* Problem to work on: Copy everything in the listing below word for word, apart from any images.

begin Stored data

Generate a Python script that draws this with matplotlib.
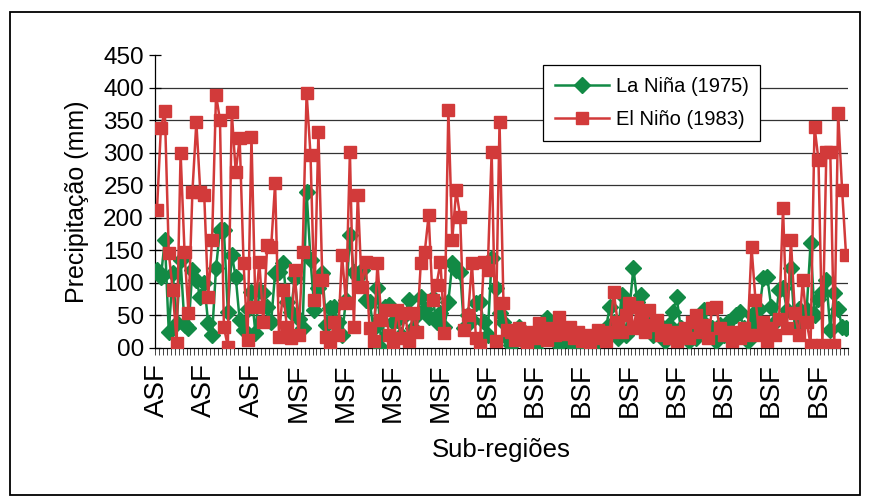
import numpy as np
import matplotlib
matplotlib.use("Agg")
import matplotlib.pyplot as plt
from matplotlib.patches import Rectangle

plt.rcParams['font.family'] = ['Liberation Sans', 'DejaVu Sans']

el_nino_1983 = [
    212, 338, 364, 146, 89, 8, 300, 147, 54, 240, 347, 240, 235, 78, 166, 389,
    350, 32, 2, 362, 270, 322, 130, 12, 324, 63, 132, 40, 158, 155, 253, 17,
    89, 32, 15, 120, 20, 147, 392, 296, 74, 332, 104, 17, 5, 40, 20, 143,
    69, 301, 32, 235, 94, 132, 30, 10, 130, 43, 58, 20, 5, 58, 15, 54,
    10, 54, 25, 130, 147, 204, 74, 97, 132, 23, 366, 166, 243, 201, 28, 51,
    130, 15, 5, 132, 120, 301, 10, 347, 69, 28, 25, 12, 30, 18, 8, 25,
    15, 38, 25, 12, 30, 20, 48, 30, 22, 32, 15, 25, 10, 20, 8, 15,
    28, 20, 10, 25, 86, 40, 25, 50, 69, 30, 63, 45, 25, 58, 35, 43,
    20, 28, 15, 25, 10, 20, 30, 15, 40, 51, 25, 35, 15, 61, 63, 30,
    20, 25, 10, 25, 15, 30, 20, 155, 74, 20, 40, 10, 30, 20, 45, 215,
    30, 166, 54, 20, 104, 40, 5, 340, 289, 5, 301, 301, 5, 361, 243, 143,
]

la_nina_1975 = [
    120, 109, 166, 25, 115, 38, 135, 35, 30, 120, 104, 78, 100, 38, 20, 123,
    181, 181, 55, 143, 109, 43, 28, 60, 86, 23, 89, 84, 63, 40, 115, 117,
    130, 71, 55, 107, 45, 31, 240, 135, 58, 92, 115, 35, 61, 63, 40, 20,
    74, 174, 117, 109, 120, 74, 71, 30, 92, 0, 63, 66, 40, 43, 20, 50,
    74, 30, 50, 78, 60, 48, 77, 40, 54, 32, 71, 130, 120, 117, 30, 50,
    43, 69, 71, 40, 20, 138, 92, 54, 40, 15, 5, 10, 32, 15, 5, 10,
    0, 15, 20, 46, 25, 10, 5, 15, 20, 8, 15, 5, 10, 2, 10, 5,
    10, 20, 30, 63, 40, 15, 81, 20, 60, 123, 70, 81, 45, 30, 20, 40,
    23, 10, 35, 55, 78, 30, 20, 10, 30, 15, 45, 58, 20, 30, 10, 35,
    20, 40, 25, 50, 55, 30, 10, 50, 35, 60, 107, 109, 63, 40, 89, 92,
    58, 123, 30, 60, 40, 58, 161, 50, 75, 86, 104, 28, 84, 60, 32, 31,
]

tick_labels = ["ASF", "ASF", "ASF", "MSF", "MSF", "MSF", "MSF",
               "BSF", "BSF", "BSF", "BSF", "BSF", "BSF", "BSF", "BSF"]
label_step = 12
y_ticks = [0, 50, 100, 150, 200, 250, 300, 350, 400, 450]
y_tick_labels = ["00", "50", "100", "150", "200", "250", "300", "350", "400", "450"]

n = len(el_nino_1983)
x = np.arange(n)

W, H = 869, 500
fig = plt.figure(figsize=(W / 100, H / 100), dpi=100)
fig.patch.set_facecolor("white")
fig.patches.append(Rectangle((10 / W, 1 - 495 / H), 850 / W, 483 / H,
                             transform=fig.transFigure, fill=False,
                             edgecolor="black", linewidth=1.3))

ax = fig.add_axes([155 / W, 1 - 348 / H, 693 / W, 293 / H])

red = "#D23A3A"
green = "#128A45"

ax.plot(x, la_nina_1975, color=green, lw=1.8, marker="D", markersize=8,
        markeredgecolor=green, markerfacecolor=green, label="La Niña (1975)", zorder=3)
ax.plot(x, el_nino_1983, color=red, lw=1.8, marker="s", markersize=9,
        markeredgecolor=red, markerfacecolor=red, label="El Niño (1983)", zorder=4)

ax.set_xlim(-0.5, n - 0.5)
ax.set_ylim(0, 450)

for yv in y_ticks[1:-1]:
    ax.axhline(yv, color="#333333", lw=0.9, zorder=1)

ax.set_yticks(y_ticks)
ax.set_yticklabels(y_tick_labels, fontsize=17.5)
ax.tick_params(axis="y", direction="inout", length=8, width=0.9, pad=4)

major_pos = np.arange(0, n, label_step)[:len(tick_labels)]
ax.set_xticks(major_pos)
ax.set_xticklabels(tick_labels, rotation=90, fontsize=20)
ax.tick_params(axis="x", which="major", length=0, pad=11)
ax.set_xticks(np.arange(-0.5, n, 1), minor=True)
ax.tick_params(axis="x", which="minor", direction="out", length=5, width=0.7, color="#444444")

for s in ["top", "right"]:
    ax.spines[s].set_visible(False)
ax.spines["left"].set_linewidth(0.9)
ax.spines["bottom"].set_linewidth(0.9)

ax.set_ylabel("Precipitação (mm)", fontsize=18, labelpad=10)
ax.set_xlabel("Sub-regiões", fontsize=18.5, labelpad=12)

handles, labels = ax.get_legend_handles_labels()
leg = ax.legend(handles, labels, loc="upper left",
                bbox_to_anchor=((543 - 155) / 693, (348 - 65) / 293),
                fontsize=14.5, frameon=True, fancybox=False, edgecolor="black",
                handlelength=2.7, handletextpad=0.3, borderpad=0.6,
                labelspacing=0.7, framealpha=1, borderaxespad=0)
leg.get_frame().set_linewidth(0.9)
leg.set_zorder(10)

fig.savefig("out.png", dpi=100, facecolor="white")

end Stored data

* Solution:
Generate a Python script that draws this with matplotlib.
import numpy as np
import matplotlib
matplotlib.use("Agg")
import matplotlib.pyplot as plt
from matplotlib.patches import Rectangle

plt.rcParams['font.family'] = ['Liberation Sans', 'DejaVu Sans']

el_nino_1983 = [
    212, 338, 364, 146, 89, 8, 300, 147, 54, 240, 347, 240, 235, 78, 166, 389,
    350, 32, 2, 362, 270, 322, 130, 12, 324, 63, 132, 40, 158, 155, 253, 17,
    89, 32, 15, 120, 20, 147, 392, 296, 74, 332, 104, 17, 5, 40, 20, 143,
    69, 301, 32, 235, 94, 132, 30, 10, 130, 43, 58, 20, 5, 58, 15, 54,
    10, 54, 25, 130, 147, 204, 74, 97, 132, 23, 366, 166, 243, 201, 28, 51,
    130, 15, 5, 132, 120, 301, 10, 347, 69, 28, 25, 12, 30, 18, 8, 25,
    15, 38, 25, 12, 30, 20, 48, 30, 22, 32, 15, 25, 10, 20, 8, 15,
    28, 20, 10, 25, 86, 40, 25, 50, 69, 30, 63, 45, 25, 58, 35, 43,
    20, 28, 15, 25, 10, 20, 30, 15, 40, 51, 25, 35, 15, 61, 63, 30,
    20, 25, 10, 25, 15, 30, 20, 155, 74, 20, 40, 10, 30, 20, 45, 215,
    30, 166, 54, 20, 104, 40, 5, 340, 289, 5, 301, 301, 5, 361, 243, 143,
]

la_nina_1975 = [
    120, 109, 166, 25, 115, 38, 135, 35, 30, 120, 104, 78, 100, 38, 20, 123,
    181, 181, 55, 143, 109, 43, 28, 60, 86, 23, 89, 84, 63, 40, 115, 117,
    130, 71, 55, 107, 45, 31, 240, 135, 58, 92, 115, 35, 61, 63, 40, 20,
    74, 174, 117, 109, 120, 74, 71, 30, 92, 0, 63, 66, 40, 43, 20, 50,
    74, 30, 50, 78, 60, 48, 77, 40, 54, 32, 71, 130, 120, 117, 30, 50,
    43, 69, 71, 40, 20, 138, 92, 54, 40, 15, 5, 10, 32, 15, 5, 10,
    0, 15, 20, 46, 25, 10, 5, 15, 20, 8, 15, 5, 10, 2, 10, 5,
    10, 20, 30, 63, 40, 15, 81, 20, 60, 123, 70, 81, 45, 30, 20, 40,
    23, 10, 35, 55, 78, 30, 20, 10, 30, 15, 45, 58, 20, 30, 10, 35,
    20, 40, 25, 50, 55, 30, 10, 50, 35, 60, 107, 109, 63, 40, 89, 92,
    58, 123, 30, 60, 40, 58, 161, 50, 75, 86, 104, 28, 84, 60, 32, 31,
]

tick_labels = ["ASF", "ASF", "ASF", "MSF", "MSF", "MSF", "MSF",
               "BSF", "BSF", "BSF", "BSF", "BSF", "BSF", "BSF", "BSF"]
label_step = 12
y_ticks = [0, 50, 100, 150, 200, 250, 300, 350, 400, 450]
y_tick_labels = ["00", "50", "100", "150", "200", "250", "300", "350", "400", "450"]

n = len(el_nino_1983)
x = np.arange(n)

W, H = 869, 500
fig = plt.figure(figsize=(W / 100, H / 100), dpi=100)
fig.patch.set_facecolor("white")
fig.patches.append(Rectangle((10 / W, 1 - 495 / H), 850 / W, 483 / H,
                             transform=fig.transFigure, fill=False,
                             edgecolor="black", linewidth=1.3))

ax = fig.add_axes([155 / W, 1 - 348 / H, 693 / W, 293 / H])

red = "#D23A3A"
green = "#128A45"

ax.plot(x, la_nina_1975, color=green, lw=1.8, marker="D", markersize=8,
        markeredgecolor=green, markerfacecolor=green, label="La Niña (1975)", zorder=3)
ax.plot(x, el_nino_1983, color=red, lw=1.8, marker="s", markersize=9,
        markeredgecolor=red, markerfacecolor=red, label="El Niño (1983)", zorder=4)

ax.set_xlim(-0.5, n - 0.5)
ax.set_ylim(0, 450)

for yv in y_ticks[1:-1]:
    ax.axhline(yv, color="#333333", lw=0.9, zorder=1)

ax.set_yticks(y_ticks)
ax.set_yticklabels(y_tick_labels, fontsize=17.5)
ax.tick_params(axis="y", direction="inout", length=8, width=0.9, pad=4)

major_pos = np.arange(0, n, label_step)[:len(tick_labels)]
ax.set_xticks(major_pos)
ax.set_xticklabels(tick_labels, rotation=90, fontsize=20)
ax.tick_params(axis="x", which="major", length=0, pad=11)
ax.set_xticks(np.arange(-0.5, n, 1), minor=True)
ax.tick_params(axis="x", which="minor", direction="out", length=5, width=0.7, color="#444444")

for s in ["top", "right"]:
    ax.spines[s].set_visible(False)
ax.spines["left"].set_linewidth(0.9)
ax.spines["bottom"].set_linewidth(0.9)

ax.set_ylabel("Precipitação (mm)", fontsize=18, labelpad=10)
ax.set_xlabel("Sub-regiões", fontsize=18.5, labelpad=12)

handles, labels = ax.get_legend_handles_labels()
leg = ax.legend(handles, labels, loc="upper left",
                bbox_to_anchor=((543 - 155) / 693, (348 - 65) / 293),
                fontsize=14.5, frameon=True, fancybox=False, edgecolor="black",
                handlelength=2.7, handletextpad=0.3, borderpad=0.6,
                labelspacing=0.7, framealpha=1, borderaxespad=0)
leg.get_frame().set_linewidth(0.9)
leg.set_zorder(10)

fig.savefig("out.png", dpi=100, facecolor="white")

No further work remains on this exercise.